Last week Barack Obama became the third president of our last four to announce sustained military action in Iraq. The sense of deja-vu can be numbing. Everything is not the same, of course, yet even some of the differences this time around contain elements of similarity.
One aspect has to do with how decision-makers are evaluating the cost.
Start with the contrast. Then-Deputy Defense Secretary Paul Wolfowitz told Congress in February 2003, three weeks before the United States invaded, that “the president’s proposed budget does not estimate the incremental cost of a possible war with Iraq, nor does it request contingency funding to cover them.” Meanwhile, today’s Pentagon was already talking numbers two weeks before Obama’s address, informing the public that Iraq operations currently are running at $7.5 million per day.
Greater honesty about the cost of military action clearly is a good thing. Yet our financial challenge today merely is the inverse of the problem in 2003. The Bush administration chose to ignore contingency funding, while the Obama administration has so much of it that cost isn’t a near-term limitation. As the Pentagon’s press secretary put it, “we’re well within the limits that we need for 2014.”
That’s remarkable. Congress has been absolutely slugging it out over the budget for three years, and yet the Pentagon’s contingency fund still is flush enough that it can comfortably absorb an unplanned tab of $7.5 million every day. Rep. Walter Jones, whose district includes Camp Lejeune, showed his exasperation with this situation in July by denouncing this account as “nothing but a slush fund.”
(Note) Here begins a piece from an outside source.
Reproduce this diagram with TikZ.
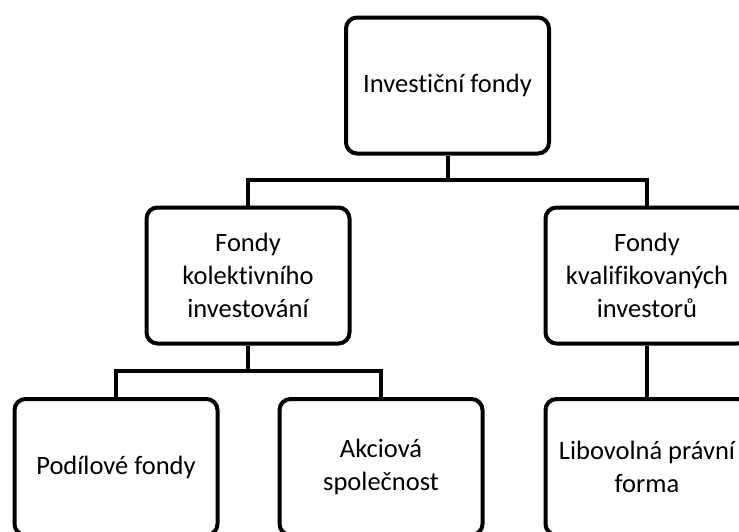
\documentclass[tikz,border=0pt]{standalone}
\usepackage{fontspec}
\setmainfont[Ligatures=CommonOff]{Carlito}
\usepackage{tikz}

\tikzset{
	fondbox/.style={draw, line width=4pt, rounded corners=11pt, align=center,
		minimum width=203pt, minimum height=136pt, inner sep=0pt,
		font=\fontsize{26.5}{33}\selectfont},
	link/.style={line width=4pt}
}

\begin{document}
\begin{tikzpicture}[x=1pt, y=-1pt]
		\useasboundingbox (0, 0) rectangle (739, 531);
		% Picture nodes
		%% Root
		\node[fondbox] (IF) at (447.5, 85.5) {Investiční fondy};
		%% Middle level
		\node[fondbox] (FKI) at (248, 275.5) {Fondy\\kolektivního\\investování};
		\node[fondbox] (FKV) at (647, 275.5) {Fondy\\kvalifikovaných\\investorů};
		%% Bottom level
		\node[fondbox] (PF) at (116, 467) {Podílové fondy};
		\node[fondbox] (AS) at (381, 467) {Akciová\\společnost};
		\node[fondbox] (LPF) at (647, 467) {Libovolná právní\\forma};
		%% Junctions
		\coordinate (Ji) at (447.5, 180);
		\coordinate (Jii) at (248, 371);
		% Picture arcs
		%% Root edges
		\draw[link] (IF) to (Ji);
		\draw[link] (FKI.north) |- (Ji) -| (FKV.north);
		%% Left subtree edges
		\draw[link] (FKI) to (Jii);
		\draw[link] (PF.north) |- (Jii) -| (AS.north);
		%% Right subtree edges
		\draw[link] (FKV) to (LPF);
	\end{tikzpicture}
\end{document}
Jones’ point can be made more precisely: Congress and the White House chose as part of the 2011 budget deal to exempt the Pentagon’s contingency budget from the cap that governs its regular accounts. They simply agreed to ignore the effect of costs in this particular category on taxes and debt. As a result, our elected officials have little incentive to impose discipline over this fund. So they haven’t.
Let’s put some numbers around this. The Pentagon’s contingency budget for this fiscal year is $85 billion. Less than a third of that — $26 billion — is marked for military operations inside Afghanistan. Another $20 billion is going to pay for the work of over 60,000 service members offering support from countries elsewhere in the region. Certainly there is some need for rearguard help, but this commitment has narrowed by only 14 percent since 2011, when the U.S. was surging in Afghanistan and still deployed on the ground in Iraq.
Next up is $18 billion described only as “classified.” Part of this surely pays to collect intelligence about terrorist groups active in Afghanistan, yet the Pentagon indicates that three-quarters of it is separate from Afghanistan. And then there’s $4.5 billion to cover the salaries of soldiers and Marines whom the Pentagon is in the process of cutting. It’s funding them on a contingency basis to dodge the budget cap and bank the savings now, rather than when these personnel actually leave the force.
Finding $7.5 million isn’t a problem, even if you have to do it every day, when tens of billions of dollars are on the table, all exempt the discipline that comes with from budget caps.
Taxpayers can draw several obvious inferences from this.
Most immediately, the Pentagon should be able to accomplish this new military operation in Iraq within its existing resources. There is no way that this mission should cost more than we save in the course of leaving Afghanistan. Our spending for this entire campaign should be offset from elsewhere in the contingency fund.
Looking a little further ahead, Congress and the White House need to cap the Pentagon’s contingency fund in the same way as its other accounts. Confronting trade-offs is the essence of fiscal discipline. Our budget battles over the past three years have been entirely too hard-fought for us to let the savings just leak away.
And then there’s the big picture. “Contingency fund,” both in Washington parlance and even as I’ve used it here, is just a euphemism. This account pays for war, however you want to call it, and decision-makers from across our government want it to be a standing part of the budget. The United States is close to a point of budgeting for permanent war. That may not be the intent, but it could well be the effect. This has escaped broad, national attention for far too long.
It’s been 11 years since we last launched a military campaign in Iraq. Paying for it was a triviality then. Now we’ve reached the point that buying a military campaign is normal. The paradox is that, both times around, we started a fight in Iraq without being forced to take full measure of the sacrifices that go along with it.
Matthew Leatherman is a resident fellow at the International Affairs Council of North Carolina.